Arístides no caminaba con sus piernas ni escribía con sus manos, salvo cuando las usaba para autografiar sus libros o firmar los cheques de nuestras becas; pero, con su Ciencia Amena y sus entrevistas y reportajes, viajaba alrededor de nuestro planeta e incluso llegaba a tocar los confines del Universo; o los secretos del átomo.

Cuando fui admitido como alumno del profesor, apenas estaría cursando en el tercer o cuarto semestre en la Escuela de Comunicación Social de la Universidad Central de Venezuela. En esa oficina, comprobé y fui parte ─con mis compañeras de todos los días: Marlene Risk, Acianela Montes de Oca, Maritza Guadarrama─ prueba de la existencia de lo real maravilloso garciamarquiano.

Pero no se confunda, lector, en La Brujoteca reinaba la disciplina y el orden: todo estaba cronometrado; pues nada en el mundo podía atentar en contra del proceso de investigación, redacción y revisión de su columna. La jornada comenzaba a las 8 en punto con la lectura del periódico y la constatación y mirada ─casi que con lupa─ de La Ciencia Amena: título, texto, foto y leyenda. ¡¡Y cuidadito si a alguno de nosotros se nos había colado un error!!

Aunque bastante gruñón mientras se trabajaba, una vez entregada La Ciencia, Arístides se convertía en un gran bromista, en buen conversador (le gustaba el chisme), y en un eterno enamorado de las damas que llegaban de visita. Estudiaba inglés en las tardes y los fines de semana y amaba la música clásica (se dedicaba a identificar el sonido de los instrumentos en las piezas que más le gustaban), pasión que nos transmitió a algunos de sus colaboradores. Como buen tutor en toda su dimensión, nos orientaba en usar parte de nuestra beca en clásicos de la literatura, la historia, la política y la filosofía.

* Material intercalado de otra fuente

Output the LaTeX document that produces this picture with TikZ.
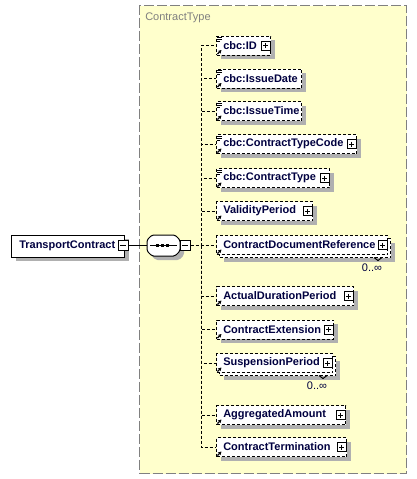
\documentclass[tikz,border=0pt]{standalone}
\usepackage{fontspec}
\setmainfont{Liberation Sans}
\usetikzlibrary{shadows,arrows.meta}
\definecolor{bgyellow}{RGB}{255,255,204}
\definecolor{txtnavy}{RGB}{0,0,64}
\definecolor{shgray}{RGB}{176,176,176}
\definecolor{framegray}{RGB}{128,128,128}
\tikzset{
  shad/.style={drop shadow={shadow xshift=3pt,shadow yshift=-3pt,fill=shgray,opacity=1}},
  framebox/.style={draw=framegray,fill=bgyellow,line width=0.75pt,dash pattern=on 7.5pt off 2.25pt,inner sep=0pt},
  ebox/.style={draw=black,fill=white,line width=0.75pt,dash pattern=on 2.25pt off 1.5pt,minimum height=14.25pt,inner sep=0pt},
  gbox/.style={draw=black,fill=white,line width=0.75pt,minimum height=16.5pt,inner sep=0pt},
  etext/.style={text=txtnavy,font=\fontsize{8.25pt}{10pt}\selectfont\bfseries,inner sep=0pt},
  lbl/.style={text=framegray,font=\fontsize{8.25pt}{10pt}\selectfont,inner sep=0pt},
  card/.style={text=txtnavy,font=\fontsize{8.25pt}{10pt}\selectfont,inner sep=0pt},
  tog/.style={draw=black,fill=white,line width=0.75pt,minimum size=6.75pt,inner sep=0pt},
  dl/.style={line width=0.75pt,dash pattern=on 2.25pt off 1.5pt},
  sl/.style={line width=0.75pt},
  refarrow/.style={line width=0.9pt,-{Stealth[length=2.6pt,width=2.8pt]}},
}
\newcommand\xel[4]{%
  \node[ebox,shad,anchor=west,minimum width={(#3-216)*0.75pt}] (#1) at (216,#2) {};
  \node[etext,anchor=west] (#1t) at (223,#2) {#4};
  \draw[refarrow] (217.5,#2+8.5) -- (221.5,#2+4.5);
}
\newcommand\xelm[4]{%
  \node[ebox,shad,anchor=west,minimum width={(#3-216)*0.75pt}] (#1b) at (219,#2+3) {};
  \node[ebox,anchor=west,minimum width={(#3-216)*0.75pt}] (#1) at (216,#2) {};
  \node[etext,anchor=west] (#1t) at (223,#2) {#4};
  \draw[refarrow] (217.5,#2+8.5) -- (221.5,#2+4.5);
  \draw[sl] (#3-13,#2+12.5) -- (#3-9,#2+15.5) -- (#3-5,#2+12.5);
  \node[card] (#1c) at (#3-15,#2+23) {0..∞};
}
\newcommand\simpleicon[1]{%
  \draw[line width=0.6pt] (217,#1-8) -- (222,#1-8) (217,#1-6) -- (222,#1-6) (217,#1-4) -- (220,#1-4);
}
\newcommand\plusbox[3]{%
  \node[tog] (#1p) at (#3-4.5,#2) {};
  \draw[sl] (#1p.center) ++(-2.5,0) -- ++(5,0);
  \draw[sl] (#1p.center) ++(0,-2.5) -- ++(0,5);
}
\begin{document}
\begin{tikzpicture}[x=0.75pt,y=-0.75pt]
\useasboundingbox (0,0) rectangle (417,479);
% complex type frame
\node[framebox,anchor=north west,minimum width={267*0.75pt},minimum height={468*0.75pt}] (ct) at (139,5) {};
\node[lbl,anchor=west] (ctl) at (145,18) {ContractType};
% global element
\node[gbox,shad,anchor=west,minimum width={(124-11)*0.75pt}] (tc) at (11,246) {};
\node[etext,anchor=west] (tct) at (19,246) {TransportContract};
\node[tog,minimum size=7.5pt] (tcm) at (123,245.5) {};
\draw[sl] (tcm.center) ++(-3,0) -- ++(6,0);
% sequence compositor
\path[draw=black,fill=white,line width=0.75pt,rounded corners=1.2pt,shad]
  (152,235) -- (175,235) -- (180,240) -- (180,251) -- (175,256) -- (152,256) -- (147,251) -- (147,240) -- cycle;
\node[inner sep=0pt,minimum width={33*0.75pt},minimum height={21*0.75pt}] (seq) at (163.5,245.5) {};
\draw[sl] (150,245.5) -- (177,245.5);
\fill (155.5,244) rectangle ++(3,3);
\fill (160.5,244) rectangle ++(3,3);
\fill (165.5,244) rectangle ++(3,3);
\node[tog,minimum size=7.5pt] (seqm) at (185,245.5) {};
\draw[sl] (seqm.center) ++(-3,0) -- ++(6,0);
\draw[sl] (tcm.east) -- (seq.west);
\coordinate (spine) at (201,245.5);
\draw[dl] (seqm.east) -- (spine);
% elements
\xel{e1}{45.5}{270}{cbc:ID}\simpleicon{45.5}\plusbox{e1}{45.5}{270}
\xel{e2}{78.5}{301}{cbc:IssueDate}\simpleicon{78.5}
\xel{e3}{111}{301}{cbc:IssueTime}\simpleicon{111}
\xel{e4}{144}{356}{cbc:ContractTypeCode}\simpleicon{144}\plusbox{e4}{144}{356}
\xel{e5}{178}{329}{cbc:ContractType}\simpleicon{178}\plusbox{e5}{178}{329}
\xel{e6}{211}{312}{ValidityPeriod}\plusbox{e6}{211}{312}
\xelm{e7}{245}{387}{ContractDocumentReference}\plusbox{e7}{245}{387}
\xel{e8}{296}{353}{ActualDurationPeriod}\plusbox{e8}{296}{353}
\xel{e9}{329.5}{333}{ContractExtension}\plusbox{e9}{329.5}{333}
\xelm{e10}{363}{332}{SuspensionPeriod}\plusbox{e10}{363}{332}
\xel{e11}{415}{345}{AggregatedAmount}\plusbox{e11}{415}{345}
\xel{e12}{447}{346}{ContractTermination}\plusbox{e12}{447}{346}
% connectors
\foreach \n in {e1,e2,e3,e4,e5,e6,e7,e8,e9,e10,e11,e12}{
  \draw[dl] (spine) |- (\n.west);
}
\end{tikzpicture}
\end{document}
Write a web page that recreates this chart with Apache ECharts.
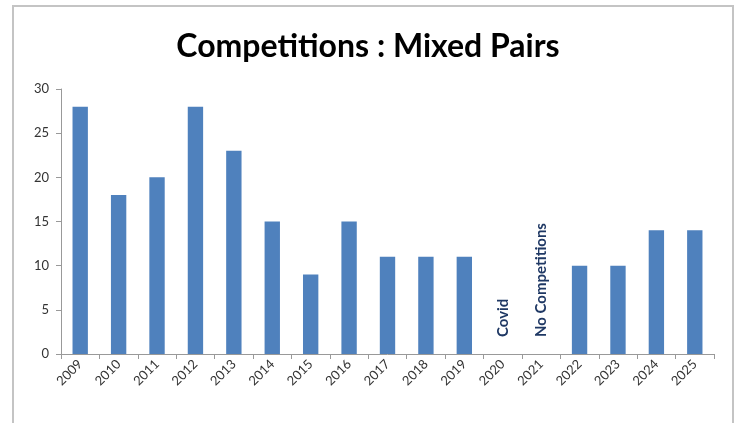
<!DOCTYPE html>
<html>
<head>
<meta charset="utf-8">
<script src="https://cdn.jsdelivr.net/npm/echarts@6/dist/echarts.min.js"></script>
<style>
html,body{margin:0;padding:0;background:#fff;}
#chart{width:736px;height:423px;}
</style>
</head>
<body>
<div id="chart"></div>
<script>
var categories = ['2009','2010','2011','2012','2013','2014','2015','2016','2017','2018','2019','2020','2021','2022','2023','2024','2025'];
var values = [28,18,20,28,23,15,9,15,11,11,11,0,0,10,10,14,14];
var notes = ['','','','','','','','','','','','Covid','No Competitions','','','',''];
var yTicks = [0,5,10,15,20,25,30];

var chart = echarts.init(document.getElementById('chart'));
var data = values.map(function(v, i){
  var item = {value: v};
  if (notes[i]) {
    item.label = {
      show: true,
      formatter: notes[i],
      position: 'insideBottom',
      rotate: 90,
      align: 'left',
      verticalAlign: 'middle',
      offset: [12, 0],
      color: '#1F3864',
      fontFamily: 'Lato',
      fontWeight: 'bold',
      fontSize: 15
    };
  }
  return item;
});
chart.setOption({
  animation: false,
  backgroundColor: '#fff',
  title: {
    text: 'Competitions : Mixed Pairs',
    left: 'center',
    top: 26,
    textStyle: {fontFamily: 'Lato', fontWeight: 'bold', fontSize: 32, color: '#000'}
  },
  graphic: [{
    type: 'rect',
    shape: {x: 13, y: 6, width: 720, height: 440},
    style: {fill: 'none', stroke: '#c4c4c4', lineWidth: 2},
    silent: true
  }],
  grid: {left: 61, right: 22, top: 89, bottom: 69},
  xAxis: {
    type: 'category',
    data: categories,
    axisLine: {lineStyle: {color: '#999', width: 1}},
    axisTick: {show: true, alignWithLabel: false, length: 5, lineStyle: {color: '#999'}},
    axisLabel: {rotate: 45, color: '#333', fontFamily: 'Lato', fontSize: 13, margin: 8, interval: 0}
  },
  yAxis: {
    type: 'value',
    min: yTicks[0],
    max: yTicks[yTicks.length - 1],
    interval: 5,
    splitLine: {show: false},
    axisLine: {show: true, lineStyle: {color: '#999', width: 1}},
    axisTick: {show: true, length: 5, lineStyle: {color: '#999'}},
    axisLabel: {color: '#333', fontFamily: 'Lato', fontSize: 13, margin: 12}
  },
  series: [{
    type: 'bar',
    data: data,
    barWidth: '40%',
    itemStyle: {color: '#4F81BD'}
  }]
});
</script>
</body>
</html>
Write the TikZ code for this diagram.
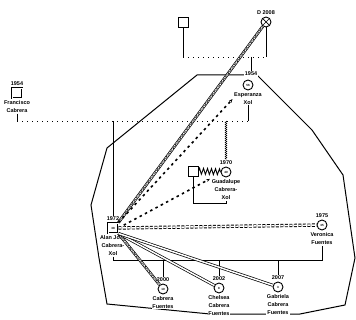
\documentclass[tikz,border=0pt]{standalone}
\usepackage{fontspec}
\setmainfont{Liberation Sans}
\usetikzlibrary{arrows.meta,decorations.pathmorphing,positioning}

\begin{document}
\begin{tikzpicture}[x=1pt, y=-1pt, >={Stealth[length=3.5pt,width=3pt]}, line width=0.9pt,
  lbl/.style={font=\fontsize{5.5}{8}\selectfont\bfseries, align=center, inner sep=0.6pt, fill=white},
  male/.style={draw, rectangle, minimum size=10pt, inner sep=0pt, fill=white, font=\fontsize{3}{3}\selectfont\bfseries},
  female/.style={draw, circle, minimum size=10pt, inner sep=0pt, fill=white, font=\fontsize{3}{3}\selectfont\bfseries},
  index/.style={male, double, double distance=0.8pt},
  deceased/.style={female, path picture={\draw[line width=0.7pt] (path picture bounding box.north west) -- (path picture bounding box.south east) (path picture bounding box.north east) -- (path picture bounding box.south west);}},
  dots/.style={dash pattern=on 1pt off 4pt},
  zz/.style={line width=0.5pt, decorate, decoration={zigzag, amplitude=0.8pt, segment length=2pt}},
  hatch/.style={line width=0.4pt, decorate, decoration={zigzag, amplitude=0.6pt, segment length=3pt}},
  dbl/.style={double, double distance=1.5pt, line width=0.7pt},
  dbldash/.style={dbl, line width=0.9pt, dash pattern=on 3pt off 1.5pt},
  distant/.style={line width=1.6pt, dash pattern=on 2.5pt off 3.5pt, shorten >=1pt},
  boundary/.style={line width=1pt}]
\useasboundingbox (0,0) rectangle (356,320);

% household boundary
\draw[boundary] (107,148) -- (197,75) -- (257,75) -- (312,130) -- (343,175) -- (355,258)
  -- (345,305) -- (300,314) -- (210,314) -- (107,304) -- (99,258) -- (91,205) -- cycle;

% grandparents
\node[male] (gpa) at (183,22) {};
\node[deceased] (gma) at (266,22) {};
\node[lbl, above=1pt of gma] {D 2008};
\coordinate (gbar) at (224,57);

% parents
\node[index] (fra) at (17,93) {};
\node[lbl, above=1pt of fra] {1954};
\node[lbl, below=1pt of fra] (fran) {Francisco\\Cabrera};
\node[female] (esp) at (248,85) {56};
\node[lbl] (espy) at (251,74) {1954};
\node[lbl, below=1pt of esp] (espn) {Esperanza\\Xol};
\coordinate (pbar) at (130,121);

% siblings
\node[index] (alan) at (113,228) {38};
\node[lbl, above=1pt of alan] (alany) {1972};
\node[lbl, below=1pt of alan] (alann) {Alan Jose\\Cabrera-\\Xol};
\node[male] (guah) at (193,171) {};
\node[female] (gua) at (226,172) {40};
\node[lbl, above=1pt of gua] (guay) {1970};
\node[lbl, below=1pt of gua] (guan) {Guadalupe\\Cabrera-\\Xol};
\coordinate (gbot) at (210,203);

\node[female] (ver) at (322,225) {35};
\node[lbl, above=1pt of ver] {1975};
\node[lbl, below=1pt of ver] (vern) {Veronica\\Fuentes};
\coordinate (cbar) at (220,260);

% children
\node[female] (kid1) at (163,289) {10};
\node[lbl, above=1pt of kid1] (kid1y) {2000};
\node[lbl, below=1pt of kid1] {Cabrera\\Fuentes};
\node[female] (kid2) at (219,288) {8};
\node[lbl, above=1pt of kid2] (kid2y) {2002};
\node[lbl, below=1pt of kid2] {Chelsea\\Cabrera\\Fuentes};
\node[female] (kid3) at (278,287) {3};
\node[lbl, above=1pt of kid3] (kid3y) {2007};
\node[lbl, below=1pt of kid3] {Gabriela\\Cabrera\\Fuentes};

% family lines
\draw (gpa) -- (gpa |- gbar);
\draw (gma) -- (gma |- gbar);
\draw[dots] (gpa |- gbar) -- (gma |- gbar);
\draw (espy |- gbar) -- (espy);
\draw[dots] (fra |- pbar) -- (espn |- pbar);
\draw (fran) -- (fra |- pbar);
\draw (espn) -- (espn |- pbar);
\draw (alany) -- (alany |- pbar);
\draw[zz] (guay |- pbar) -- (guay);
\draw[decorate, decoration={zigzag, amplitude=3pt, segment length=4pt}] (guah) -- (gua);
\draw (guah) |- (gbot -| guan) -- (guan);
\draw (alann) -- (alann |- cbar) -- (vern |- cbar) -- (vern);
\draw (kid1y) -- (kid1y |- cbar);
\draw (kid2y) -- (kid2y |- cbar);
\draw (kid3y) -- (kid3y |- cbar);

% relationship lines
\draw[dbl] (alan.north east) -- (gma);
\draw[hatch] (alan.north east) -- (gma);
\draw[distant, ->] (alan.north east) -- (espn.west);
\draw[distant, ->] (alan.east) -- (guan.north west);
\draw[dbldash] (alan.east) -- (ver);
\draw[dbl] (alan.south east) -- (kid1);
\draw[hatch] (alan.south east) -- (kid1);
\draw[dbl] (alan.south east) -- (kid2);
\draw[dbl] (alan.south east) -- (kid3);
\end{tikzpicture}
\end{document}
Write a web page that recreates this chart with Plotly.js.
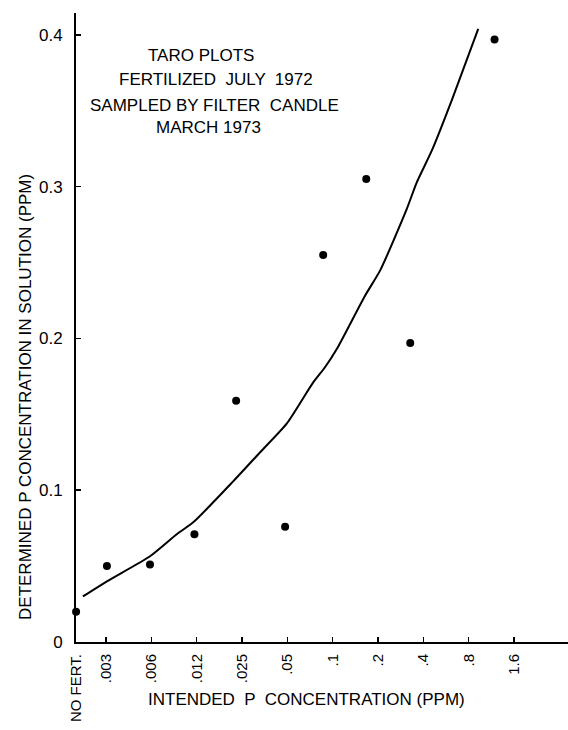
<!DOCTYPE html>
<html>
<head>
<meta charset="utf-8">
<script src="https://cdn.plot.ly/plotly-3.0.1.min.js"></script>
<style>
  html, body { margin: 0; padding: 0; background: #ffffff; }
  #chart { width: 568px; height: 730px; }
</style>
</head>
<body>
<div id="chart"></div>
<script>
// Category positions on the x axis (equally spaced, doubling concentrations)
const tickPositions = [0.34, 1, 2, 3, 4, 5, 6, 7, 8, 9, 10];
const tickLabels = ["NO FERT.", ".003", ".006", ".012", ".025", ".05", ".1", ".2", ".4", ".8", "1.6"];

// Measured points (determined P concentration, ppm)
const pointX = [0.34, 1.02, 1.97, 2.95, 3.87, 4.95, 5.79, 6.74, 7.71, 9.57];
const pointY = [0.020, 0.050, 0.051, 0.071, 0.159, 0.076, 0.255, 0.305, 0.197, 0.397];

// Fitted curve
const curveX = [0.49, 1.02, 1.97, 2.56, 2.93, 3.81, 4.40, 4.99, 5.57, 5.83, 6.09, 6.71, 7.05, 7.63, 7.85, 8.19, 8.64, 9.21];
const curveY = [0.030, 0.040, 0.0565, 0.071, 0.079, 0.106, 0.125, 0.144, 0.171, 0.181, 0.193, 0.228, 0.245, 0.285, 0.3025, 0.324, 0.358, 0.404];

const yTickVals = [0, 0.1, 0.2, 0.3, 0.4];
const yTickText = ["0", "0.1", "0.2", "0.3", "0.4"];

const xTitle = "INTENDED  P  CONCENTRATION (PPM)";
const yTitle = "DETERMINED P CONCENTRATION IN SOLUTION (PPM)";
const noteLines = ["TARO PLOTS", "FERTILIZED  JULY  1972", "SAMPLED BY FILTER  CANDLE", "MARCH 1973"];

const FONT = "Liberation Sans, Arial, sans-serif";

const traces = [
  {
    x: curveX, y: curveY, type: "scatter", mode: "lines",
    line: { color: "#000", width: 2, shape: "spline", smoothing: 0.6 },
    hoverinfo: "skip", showlegend: false
  },
  {
    x: pointX, y: pointY, type: "scatter", mode: "markers",
    marker: { color: "#000", size: 8 }, showlegend: false, cliponaxis: false
  }
];

const noteX = [0.254, 0.2846, 0.2825, 0.2703];
const noteY = [0.9332, 0.8935, 0.8537, 0.8172];
const annotations = noteLines.map((t, i) => ({
  text: t, xref: "paper", yref: "paper", x: noteX[i], y: noteY[i],
  xanchor: "center", yanchor: "middle", showarrow: false,
  font: { family: FONT, size: 17, color: "#000" }
}));
annotations.push({
  text: xTitle, xref: "paper", yref: "paper", x: 0.4695, y: -0.0922,
  xanchor: "center", yanchor: "middle", showarrow: false,
  font: { family: FONT, size: 17, color: "#000" }
});
annotations.push({
  text: yTitle, xref: "paper", yref: "paper", x: -0.1037, y: 0.3895,
  xanchor: "center", yanchor: "middle", showarrow: false, textangle: -90,
  font: { family: FONT, size: 17, color: "#000" }
});

const layout = {
  width: 568, height: 730,
  margin: { l: 76, r: 0, t: 13, b: 88 },
  paper_bgcolor: "#fff", plot_bgcolor: "#fff",
  showlegend: false,
  font: { family: FONT, size: 14, color: "#000" },
  xaxis: {
    range: [0.338, 11.19],
    tickmode: "array", tickvals: tickPositions, ticktext: tickLabels,
    tickangle: -90,
    ticks: "inside", ticklen: 5, tickwidth: 1.5, tickcolor: "#000",
    showline: true, linecolor: "#000", linewidth: 2,
    showgrid: false, zeroline: false,
    tickfont: { family: FONT, size: 15, color: "#000" },
    ticklabelstandoff: 4,
    automargin: false, fixedrange: true
  },
  yaxis: {
    range: [0, 0.4144],
    tickmode: "array", tickvals: yTickVals, ticktext: yTickText,
    ticks: "inside", ticklen: 5, tickwidth: 1.5, tickcolor: "#000",
    showline: true, linecolor: "#000", linewidth: 2,
    showgrid: false, zeroline: false,
    tickfont: { family: FONT, size: 17, color: "#000" },
    ticklabelstandoff: 8,
    automargin: false, fixedrange: true
  },
  annotations: annotations
};

Plotly.newPlot("chart", traces, layout, { displayModeBar: false, staticPlot: true });
</script>
</body>
</html>
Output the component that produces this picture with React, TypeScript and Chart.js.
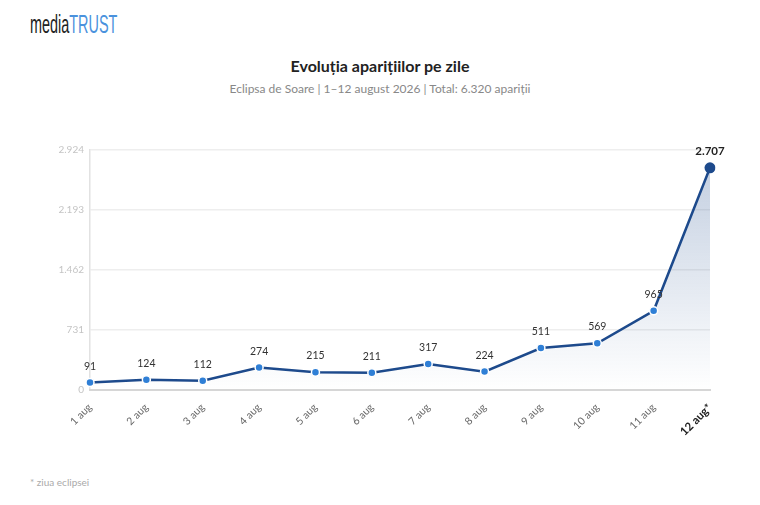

Cierro los ojos y la memoria me trae al presente la imagen de Arístides sentado en la silla de ruedas que tanto me tocó llevar. Lentes oscuros, camisa a cuadros. Contando sus andanzas cuando el periodismo se pagaba por centímetros columna, incluyendo la foto, si el reportero salía en ella. Por sus manos pasamos, para moldearnos, de muchas generaciones. Todos con distintos y diversos resultados. Pero sin duda, todos agradecidos de haber compartido con un hombre extraordinariamente único.